RECORDED INFORMATION →
-- begin --

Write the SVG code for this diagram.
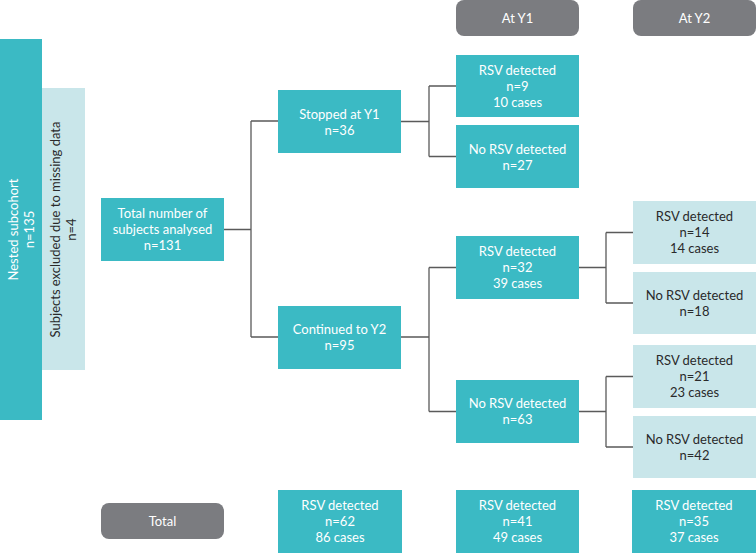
<svg xmlns="http://www.w3.org/2000/svg" width="756" height="553" viewBox="0 0 756 553">
<style>
.dark{fill:#3bbac4}
.light{fill:#c9e6ea}
.hdr{fill:#7b7c80}
text{font-family:"Lato","Liberation Sans",sans-serif;font-size:13px;text-anchor:middle}
.w{fill:#ffffff}
.k{fill:#2a2a2a}
.conn{fill:none;stroke:#5a5a5a;stroke-width:1.3}
</style>
<rect width="756" height="553" fill="#ffffff"/>
<g id="connectors">
<path class="conn" d="M224 229.5H251M251 121V337M251 121H278M251 337H278"/>
<path class="conn" d="M401 121.5H429M429 86V156.5M429 86H456M429 156.5H456"/>
<path class="conn" d="M401 337H429M429 267.5V411.5M429 267.5H456M429 411.5H456"/>
<path class="conn" d="M579 267.5H606M606 232.5V303M606 232.5H633M606 303H633"/>
<path class="conn" d="M579 411.5H606M606 376.5V447M606 376.5H633M606 447H633"/>
</g>
<g id="hdr-y1"><rect class="hdr" x="456" y="0" width="123" height="36" rx="8"/><text class="w" x="517.5" y="22.5">At Y1</text></g>
<g id="hdr-y2"><rect class="hdr" x="633" y="0" width="123" height="36" rx="8"/><text class="w" x="694.5" y="22.5">At Y2</text></g>
<g id="nested"><rect class="dark" x="0" y="39" width="42" height="381"/>
<text class="w" transform="translate(21 229.5) rotate(-90)"><tspan x="0" y="-3.5">Nested subcohort</tspan><tspan x="0" y="12.5">n=135</tspan></text></g>
<g id="excluded"><rect class="light" x="42" y="88" width="43" height="282"/>
<text class="k" transform="translate(63.5 229.5) rotate(-90)"><tspan x="0" y="-3.5">Subjects excluded due to missing data</tspan><tspan x="0" y="12.5">n=4</tspan></text></g>
<g id="total-analysed"><rect class="dark" x="101" y="198" width="123" height="63"/>
<text class="w"><tspan x="162.5" y="218">Total number of</tspan><tspan x="162.5" y="234">subjects analysed</tspan><tspan x="162.5" y="250">n=131</tspan></text></g>
<g id="stopped"><rect class="dark" x="278" y="90" width="123" height="63"/>
<text class="w"><tspan x="339.5" y="118.5">Stopped at Y1</tspan><tspan x="339.5" y="134.5">n=36</tspan></text></g>
<g id="continued"><rect class="dark" x="278" y="306" width="123" height="63"/>
<text class="w"><tspan x="339.5" y="334">Continued to Y2</tspan><tspan x="339.5" y="350">n=95</tspan></text></g>
<g id="y1-rsv-9"><rect class="dark" x="456" y="55" width="123" height="62"/>
<text class="w"><tspan x="517.5" y="74.5">RSV detected</tspan><tspan x="517.5" y="90.5">n=9</tspan><tspan x="517.5" y="106.5">10 cases</tspan></text></g>
<g id="y1-no-27"><rect class="dark" x="456" y="125" width="123" height="63"/>
<text class="w"><tspan x="517.5" y="153.5">No RSV detected</tspan><tspan x="517.5" y="169.5">n=27</tspan></text></g>
<g id="y1-rsv-32"><rect class="dark" x="456" y="236" width="123" height="63"/>
<text class="w"><tspan x="517.5" y="256">RSV detected</tspan><tspan x="517.5" y="272">n=32</tspan><tspan x="517.5" y="288">39 cases</tspan></text></g>
<g id="y1-no-63"><rect class="dark" x="456" y="380" width="123" height="63"/>
<text class="w"><tspan x="517.5" y="408">No RSV detected</tspan><tspan x="517.5" y="424">n=63</tspan></text></g>
<g id="y2-rsv-14"><rect class="light" x="633" y="201" width="123" height="63"/>
<text class="k"><tspan x="694.5" y="221">RSV detected</tspan><tspan x="694.5" y="237">n=14</tspan><tspan x="694.5" y="253">14 cases</tspan></text></g>
<g id="y2-no-18"><rect class="light" x="633" y="272" width="123" height="62"/>
<text class="k"><tspan x="694.5" y="300">No RSV detected</tspan><tspan x="694.5" y="316">n=18</tspan></text></g>
<g id="y2-rsv-21"><rect class="light" x="633" y="345" width="123" height="63"/>
<text class="k"><tspan x="694.5" y="365">RSV detected</tspan><tspan x="694.5" y="381">n=21</tspan><tspan x="694.5" y="397">23 cases</tspan></text></g>
<g id="y2-no-42"><rect class="light" x="633" y="416" width="123" height="62"/>
<text class="k"><tspan x="694.5" y="443.5">No RSV detected</tspan><tspan x="694.5" y="459.5">n=42</tspan></text></g>
<g id="total-label"><rect class="hdr" x="101" y="503" width="123" height="36" rx="8"/><text class="w" x="162.5" y="525.5">Total</text></g>
<g id="total-all"><rect class="dark" x="278" y="490" width="124" height="70"/>
<text class="w"><tspan x="340" y="510">RSV detected</tspan><tspan x="340" y="526">n=62</tspan><tspan x="340" y="542">86 cases</tspan></text></g>
<g id="total-y1"><rect class="dark" x="456" y="490" width="123" height="70"/>
<text class="w"><tspan x="517.5" y="510">RSV detected</tspan><tspan x="517.5" y="526">n=41</tspan><tspan x="517.5" y="542">49 cases</tspan></text></g>
<g id="total-y2"><rect class="dark" x="632" y="490" width="124" height="70"/>
<text class="w"><tspan x="694" y="510">RSV detected</tspan><tspan x="694" y="526">n=35</tspan><tspan x="694" y="542">37 cases</tspan></text></g>
</svg>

-- end --

WHAT IS ASKED → Print the complete listing exactly, apart from any pictures.

SOLUTION TO THIS EXERCISE →
Write the SVG code for this diagram.
<svg xmlns="http://www.w3.org/2000/svg" width="756" height="553" viewBox="0 0 756 553">
<style>
.dark{fill:#3bbac4}
.light{fill:#c9e6ea}
.hdr{fill:#7b7c80}
text{font-family:"Lato","Liberation Sans",sans-serif;font-size:13px;text-anchor:middle}
.w{fill:#ffffff}
.k{fill:#2a2a2a}
.conn{fill:none;stroke:#5a5a5a;stroke-width:1.3}
</style>
<rect width="756" height="553" fill="#ffffff"/>
<g id="connectors">
<path class="conn" d="M224 229.5H251M251 121V337M251 121H278M251 337H278"/>
<path class="conn" d="M401 121.5H429M429 86V156.5M429 86H456M429 156.5H456"/>
<path class="conn" d="M401 337H429M429 267.5V411.5M429 267.5H456M429 411.5H456"/>
<path class="conn" d="M579 267.5H606M606 232.5V303M606 232.5H633M606 303H633"/>
<path class="conn" d="M579 411.5H606M606 376.5V447M606 376.5H633M606 447H633"/>
</g>
<g id="hdr-y1"><rect class="hdr" x="456" y="0" width="123" height="36" rx="8"/><text class="w" x="517.5" y="22.5">At Y1</text></g>
<g id="hdr-y2"><rect class="hdr" x="633" y="0" width="123" height="36" rx="8"/><text class="w" x="694.5" y="22.5">At Y2</text></g>
<g id="nested"><rect class="dark" x="0" y="39" width="42" height="381"/>
<text class="w" transform="translate(21 229.5) rotate(-90)"><tspan x="0" y="-3.5">Nested subcohort</tspan><tspan x="0" y="12.5">n=135</tspan></text></g>
<g id="excluded"><rect class="light" x="42" y="88" width="43" height="282"/>
<text class="k" transform="translate(63.5 229.5) rotate(-90)"><tspan x="0" y="-3.5">Subjects excluded due to missing data</tspan><tspan x="0" y="12.5">n=4</tspan></text></g>
<g id="total-analysed"><rect class="dark" x="101" y="198" width="123" height="63"/>
<text class="w"><tspan x="162.5" y="218">Total number of</tspan><tspan x="162.5" y="234">subjects analysed</tspan><tspan x="162.5" y="250">n=131</tspan></text></g>
<g id="stopped"><rect class="dark" x="278" y="90" width="123" height="63"/>
<text class="w"><tspan x="339.5" y="118.5">Stopped at Y1</tspan><tspan x="339.5" y="134.5">n=36</tspan></text></g>
<g id="continued"><rect class="dark" x="278" y="306" width="123" height="63"/>
<text class="w"><tspan x="339.5" y="334">Continued to Y2</tspan><tspan x="339.5" y="350">n=95</tspan></text></g>
<g id="y1-rsv-9"><rect class="dark" x="456" y="55" width="123" height="62"/>
<text class="w"><tspan x="517.5" y="74.5">RSV detected</tspan><tspan x="517.5" y="90.5">n=9</tspan><tspan x="517.5" y="106.5">10 cases</tspan></text></g>
<g id="y1-no-27"><rect class="dark" x="456" y="125" width="123" height="63"/>
<text class="w"><tspan x="517.5" y="153.5">No RSV detected</tspan><tspan x="517.5" y="169.5">n=27</tspan></text></g>
<g id="y1-rsv-32"><rect class="dark" x="456" y="236" width="123" height="63"/>
<text class="w"><tspan x="517.5" y="256">RSV detected</tspan><tspan x="517.5" y="272">n=32</tspan><tspan x="517.5" y="288">39 cases</tspan></text></g>
<g id="y1-no-63"><rect class="dark" x="456" y="380" width="123" height="63"/>
<text class="w"><tspan x="517.5" y="408">No RSV detected</tspan><tspan x="517.5" y="424">n=63</tspan></text></g>
<g id="y2-rsv-14"><rect class="light" x="633" y="201" width="123" height="63"/>
<text class="k"><tspan x="694.5" y="221">RSV detected</tspan><tspan x="694.5" y="237">n=14</tspan><tspan x="694.5" y="253">14 cases</tspan></text></g>
<g id="y2-no-18"><rect class="light" x="633" y="272" width="123" height="62"/>
<text class="k"><tspan x="694.5" y="300">No RSV detected</tspan><tspan x="694.5" y="316">n=18</tspan></text></g>
<g id="y2-rsv-21"><rect class="light" x="633" y="345" width="123" height="63"/>
<text class="k"><tspan x="694.5" y="365">RSV detected</tspan><tspan x="694.5" y="381">n=21</tspan><tspan x="694.5" y="397">23 cases</tspan></text></g>
<g id="y2-no-42"><rect class="light" x="633" y="416" width="123" height="62"/>
<text class="k"><tspan x="694.5" y="443.5">No RSV detected</tspan><tspan x="694.5" y="459.5">n=42</tspan></text></g>
<g id="total-label"><rect class="hdr" x="101" y="503" width="123" height="36" rx="8"/><text class="w" x="162.5" y="525.5">Total</text></g>
<g id="total-all"><rect class="dark" x="278" y="490" width="124" height="70"/>
<text class="w"><tspan x="340" y="510">RSV detected</tspan><tspan x="340" y="526">n=62</tspan><tspan x="340" y="542">86 cases</tspan></text></g>
<g id="total-y1"><rect class="dark" x="456" y="490" width="123" height="70"/>
<text class="w"><tspan x="517.5" y="510">RSV detected</tspan><tspan x="517.5" y="526">n=41</tspan><tspan x="517.5" y="542">49 cases</tspan></text></g>
<g id="total-y2"><rect class="dark" x="632" y="490" width="124" height="70"/>
<text class="w"><tspan x="694" y="510">RSV detected</tspan><tspan x="694" y="526">n=35</tspan><tspan x="694" y="542">37 cases</tspan></text></g>
</svg>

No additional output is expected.